On Tue, Apr 21, 2009 at 12:05:12AM +0200, Andrea Righi wrote:

[..]
> > > > Are we not already controlling submission of request (at crude level).
> > > > If application is doing writeout at high rate, then it hits vm_dirty_ratio
> > > > hits and this application is forced to do write out and hence it is slowed
> > > > down and is not allowed to submit writes at high rate.
> > > > 
> > > > Just that it is not a very fair scheme right now as during right out
> > > > a high prio/high weight cgroup application can start writing out some
> > > > other cgroups' pages.
> > > > 
> > > > For this we probably need to have some combination of solutions like
> > > > per cgroup upper limit on dirty pages.

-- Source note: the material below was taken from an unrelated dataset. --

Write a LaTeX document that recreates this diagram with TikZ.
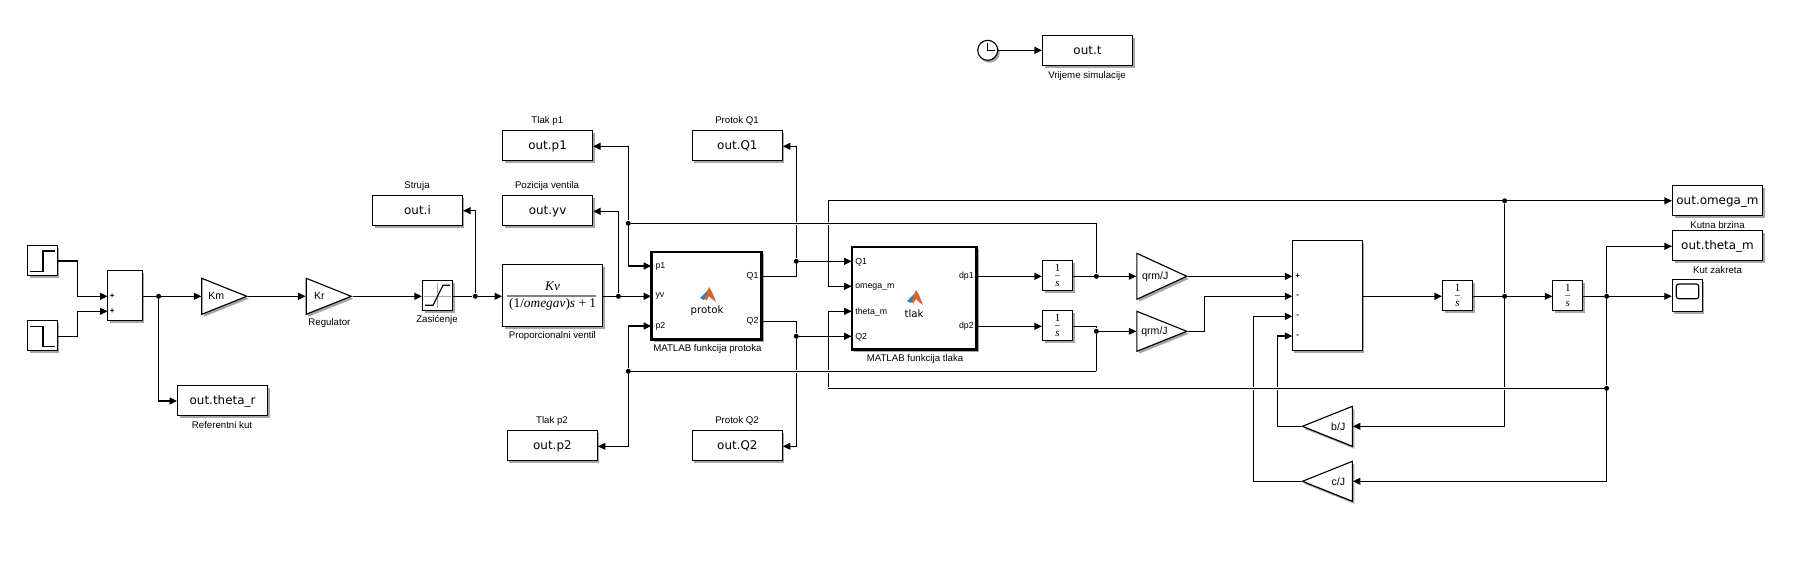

Secondly probably if an application
> > > > is slowed down because of hitting vm_drity_ratio, it should try to
> > > > write out the inode it is dirtying first instead of picking any random
> > > > inode and associated pages. This will ensure that a high weight
> > > > application can quickly get through the write outs and see higher
> > > > throughput from the disk.
> > > 
> > > For the first, I submitted a patchset some months ago to provide this
> > > feature in the memory controller:
> > > 
> > > https://lists.linux-foundation.org/pipermail/containers/2008-September/013140.html
> > > 
> > > We focused on the best interface to use for setting the dirty pages
> > > limit, but we didn't finalize it. I can rework on that and repost an
> > > updated version. Now that we have the dirty_ratio/dirty_bytes to set the
> > > global limit I think we can use the same interface and the same semantic
> > > within the cgroup fs, something like:
> > > 
> > >   memory.dirty_ratio
> > >   memory.dirty_bytes
> > > 
> > > For the second point something like this should be enough to force tasks
> > > to write out only the inode they're actually dirtying when they hit the
> > > vm_dirty_ratio limit. But it should be tested carefully and may cause
> > > heavy performance regressions.
> > > 
> > > Signed-off-by: Andrea Righi <righi.andrea@gmail.com>
> > > ---
> > >  mm/page-writeback.c |    2 +-
> > >  1 files changed, 1 insertions(+), 1 deletions(-)
> > > 
> > > diff --git a/mm/page-writeback.c b/mm/page-writeback.c
> > > index 2630937..1e07c9d 100644
> > > --- a/mm/page-writeback.c
> > > +++ b/mm/page-writeback.c
> > > @@ -543,7 +543,7 @@ static void balance_dirty_pages(struct address_space *mapping)
> > >  		 * been flushed to permanent storage.
> > >  		 */
> > >  		if (bdi_nr_reclaimable) {
> > > -			writeback_inodes(&wbc);
> > > +			sync_inode(mapping->host, &wbc);
> > >  			pages_written += write_chunk - wbc.nr_to_write;
> > >  			get_dirty_limits(&background_thresh, &dirty_thresh,
> > >  				       &bdi_thresh, bdi);
> > 
> > This patch seems to be helping me a bit in getting more service
> > differentiation between two writer dd of different weights. But strangely
> > it is helping only for ext3 and not ext4. Debugging is on.
> 
> Are you explicitly mounting ext3 with data=ordered?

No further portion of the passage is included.